Two years ago, when I wasn't reporting traffic or writing, I was playing drums in a couple of bands. There were many trips up and down stairs with my sensibly-sized four-piece drum set with two crashes and one ride cymbal. I rehearsed a couple of times during the week and played shows on the weekend. I liked the people I played with, and I enjoyed and weathered the (sometimes frustrating) usual things that come with playing. Well, for almost two years now, my life has not had any of the joys or pains of playing with a band.
All the activity disappeared rather quickly off my radar. I was fired from one band for reasons that I'm still not sure why. (I think it's due to the fact that I play aggressively during rock-out parts, but if that's really the reason why, then it's a pretty lame excuse to fire somebody from a rock band.) With my other band, something (or maybe a lot of things) just slowly took the drive out of us. We went from practicing every week to just practicing for an upcoming show.
So, for the past year or so, my activity behind a drum set has been reduced to very little. I still play a lot, but the times of being in the room with other people are scant. Sure, there are times I jam with friends, but that's not every week. I love playing and I just keep playing because I want to. In many cases, I can't help but tap along.
What's strange about this situation is how rare it is for a drummer with a drum set to be without a band. I only half-joke that every town and every college has a lot of guitar players, but every bass player and drummer are already in at least one band. So, what gives?
As tempting as it would be to play in another band again, I'm really hesitant to join a business masquerading as a band. Without fail, it's happened to me three times before where the band has already formed, has a way of working together, and just needs somebody to rock out and keep the beat. Well, any sort of input from me as a musician (yes, there are drummers that know a few things about arrangements, chords, and song structures) seemed to fall on deaf ears.

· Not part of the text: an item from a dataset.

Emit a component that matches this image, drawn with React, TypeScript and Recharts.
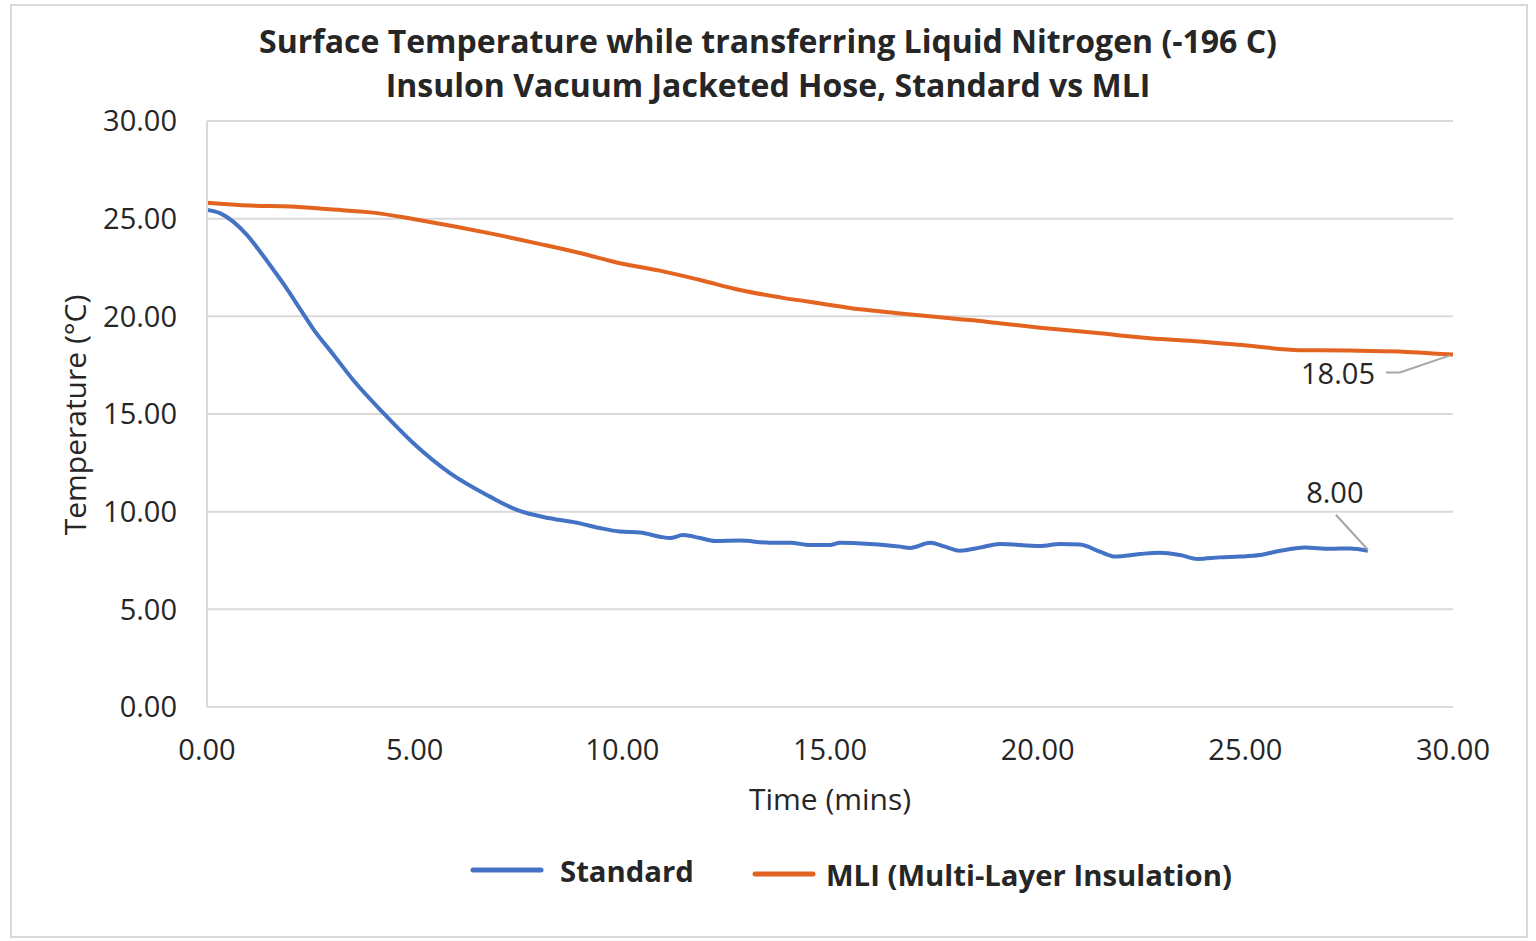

Once again, I'm using the excuse of "bad situation happened before, don't want a similar situation again." But that's the way I tend to think, hence why I get frustrated and overthink these sorts of situations.
Still, I can't forget the excitement I felt while I was at a party a few weeks ago when a friend of mine mentioned half-jokingly that he, along with his friend and me, should start a band. Though he was mainly joking (he's already busy doing his own band, doing solo shows, and working a full-time job), the thought was definitely positive.
So who knows, maybe I'll saying something completely different in two years.